2 — Find the mistake

(a) The mistake is on Line 2.
(b) "Mutually exclusive" means the two events cannot both occur — so P(A ∩ B) would have to equal 0. Here P(A ∩ B) = 0.2, so the events are not mutually exclusive and the simplified formula P(A) + P(B) does not apply. The full addition rule must be used instead.
(c) Corrected working: P(A ∪ B) = P(A) + P(B) − P(A ∩ B) = 0.5 + 0.4 − 0.2 = 0.7.

3 — Open-ended challenge (sample solution)

M ⊆ A means "M only" = 0. With 10 doing neither, exactly 30 students do at least one. So Art only + (A ∩ M) = 30.

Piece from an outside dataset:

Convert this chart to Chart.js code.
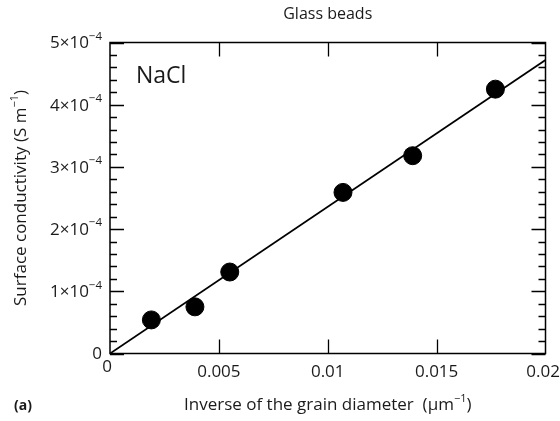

"Twice as many in A as M" means |A| = 2 × |M|. Let |M| = m. Then |A| = 2m. Since M ⊆ A, A ∩ M = M, so A ∩ M = m, and A only = 2m − m = m.

Total in at least one = (A only) + (A ∩ M) + (M only) = m + m + 0 = 2m = 30 → m = 15.

So: Art only = 15; A ∩ M = 15; M only = 0; Neither = 10. Total = 15 + 15 + 0 + 10 = 40 ✓. |A| = 30, |M| = 15, and 30 = 2 × 15 ✓.

The Venn diagram for M ⊆ A is special — the Music circle sits entirely inside the Art circle, with no "M only" sliver outside Art.

Marking: 1 mark for spotting M ⊆ A forces M only = 0; 1 mark for setting up 2m = 30; 1 mark for the four regional counts; 1 mark for the verbal/sketch description of the nested-circle Venn diagram.